A Medicine Warrior: Dr. David Baines

TC: David, why don't you start off by giving us a little of your background and how
you got into medicine.
DB: I'm part Tlingit and part Tsimshian from Southeast Alaska. Metlakatla is
where I grew up, a little village on an island near Ketchikan, Alaska. I was born in Sitka, Alaska, and I grew up mostly on the
reservation, although we had some times where we were down on the lower 48 during my school years, but pretty much Metlakatla was my home.
And after high school, I got a job there working in the saw mill, had no intention of going to college, originally had wanted to go into
the Marines, but it was at the tail-end of the Vietnam War so they weren't really hiring at that point, since they were kind of
demobilizing. And the Navy or the Marines is kind of a tradition in our family, and that's kind of been the long-standing, we had a few
in the Army during World War II, but for the most part most of us went into the Navy or the Marines.

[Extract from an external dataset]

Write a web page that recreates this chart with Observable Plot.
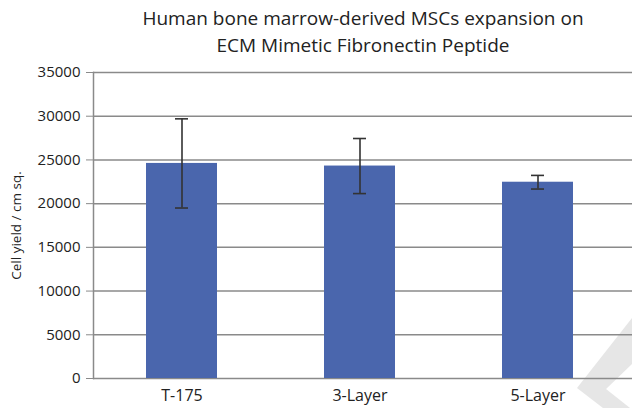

TC: When did you leave and go to college?
DB: Well, I got hurt in that saw mill. I got my legs crushed and got shot 63
feet when the main compressor blew, and so that was my introduction to medicine. I had got flown in a Coast Guard helicopter to Ketchikan
and then fork-lifted into the back of a Boeing 727, and then taken down to Swedish (Medical Center) here in Seattle. Spent a couple weeks
there, lost like 20 pounds, and had a couple surgeries. Then, pretty much there wasn't any orthopedic care in southeast Alaska. I had two casts and was in a wheel chair, so my mom and dad had an on-again, off-again kind of deal going, so I went and stayed with my mom down in
Arizona. And she was going to a little community college and I pretty quickly tired of the daytime soaps and stuff like that so she didn't mind pushing me around in a wheel chair some and getting me to the school. I just tried to take a few classes that were at the same time
she was going. And you know it was stimulating; it wasn't very hard.